A VOLTA
MADRI, janeiro de 1961 - Outra vez em Madri, num reencontro que já me identifica com a alma da cidade, que já me aponta rostos amigos e recantos, se posso dizer, familiares, com esse ar de aconchego de casa da gente. Indo a Paris e voltando agora, aprendi que entre Madri e este seu eventual cronista já existe uma cordialidade, um jeito de amigos íntimos, que o mesmo cronista, tão comovido, agradece. Afinal, foi amargo tudo naqueles primeiros dias, - gente, casas, ruas. Hoje, até esta solidão nos livros devo a Madri. No coração, desamores.
E a memória de Paris. Que é sonho outra vez. Paris foi para mim tudo aquilo que eu disse, mais o que não sei dizer, para lembrar a querida Amália Rodrigues falando do seu fado. O que se ama verdadeiramente não se sabe contar, disse eu mesmo numa carta a um amigo, dias atrás. E esse aquilo pode ser mulher, rosa ou cidade. Hoje, se relesse as crônicas em que falei de Paris, talvez reconhecesse que não disse nada. Sempre fui assim, até nos meus verdes anos de poeta em que em nenhum só soneto soube encontrar o encanto exato da mulher amada. Foram-se os sonetos, as amadas. Ficou o jeito de não saber contar do amor. Bem, mas Paris já se foi, igualmente.

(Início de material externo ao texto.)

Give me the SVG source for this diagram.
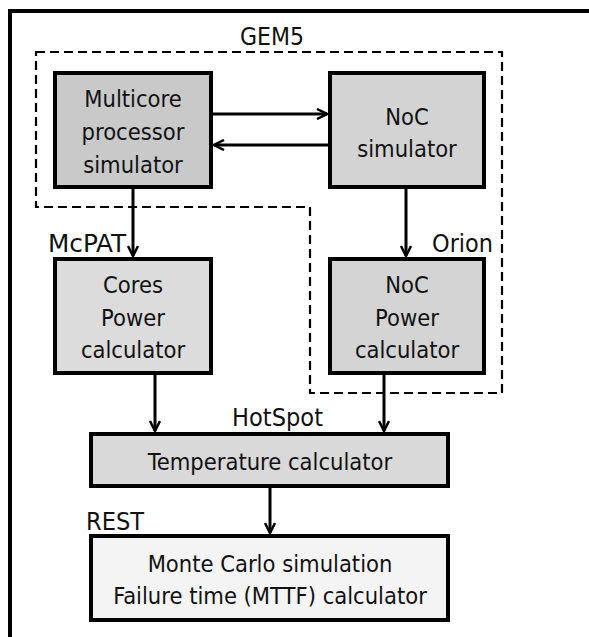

Em Madri, novamente cercado e integrante desta variada fauna de rapazes sul-americanos deste Colégio Mayor N. S. de Guadalupe. Isto é, alguns já não mais rapazes: homens maduros, com filhos e cabelos brancos. A mim mesmo chamar-me rapaz talvez seja atrevimento. Esses dois cabelos brancos, que uma antiga namorada tão marotamente descobriu em minha cabeça, essa mesma cabeça cheia de problemas, esse coração batendo cada vez mais forte ... Sei lá se isso é ainda ser rapaz. Mas uma canção que alguém canta me faz jovem. Ou o céu claro. Ou a flor vermelha no jardim do Colégio, irmã daquela outra que furtei numa incerta segunda feira, aproveitando a ausência de qualquer pessoa por perto. (Sou um romântico tímido).